Êtes-vous confiants sur la capacité des 27 à aller assez vite ?
Il faut discuter du cadre politique général, que les ambassadeurs du Comité politique et de sécurité (COPS) travaille, que le service diplomatique européen (SEAE) prépare les documents. Je sais qu’il y travaille déjà. C’est un processus complexe et long. Il faut essayer de le comprimer, car le timing est essentiel. Il y a des formes d'appui qu'on peut faire aussi tôt que possible. Je compte sur la conscience des États membres au sujet de la complexité et de l’urgence pour le Mozambique. Je compte aussi sur le Parlement européen. Il faut accélérer le mouvement.
Un accord avant la fin de votre présidence est envisageable ?
J’espère des progrès pendant la présidence portugaise. Mais je resterai ministre après et continuerai de pousser pour au sein du conseil des Affaires étrangères.
(Propos recueillis par Nicolas Gros-Verheyde et Leonor Hubaut)
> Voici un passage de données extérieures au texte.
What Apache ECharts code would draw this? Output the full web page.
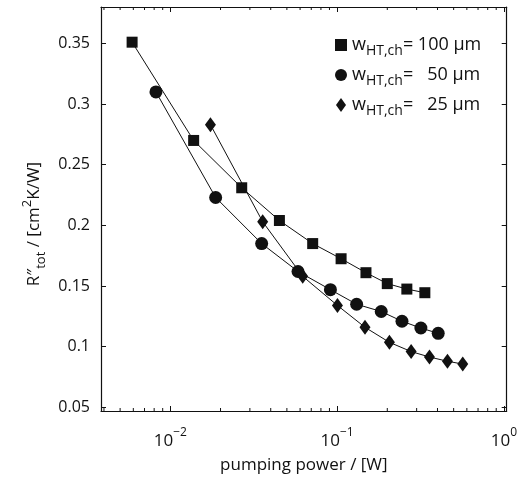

Entretien réalisé en face à face, en français, jeudi 26.01, à Bruxelles dans toutes les règles de précaution sanitaire
- L’immense projet gazier, lancé en 2019 avec un budget de plus de 23 milliards € et piloté par le groupe français Total, doit faire du Mozambique l’un des principaux exportateurs mondiaux de gaz naturel liquéfié. Mais l’insécurité met à mal ce projet ambitieux principalement implanté dans la province de Cabo Delgado.
- Le Political Framework for Crisis Approach est la première étape obligatoire d'une mission PSDC permettant d'envisager toutes les options nécessaires à la résolution de crise (lire notre fiche : La planification d’une opération ou mission de la PSDC).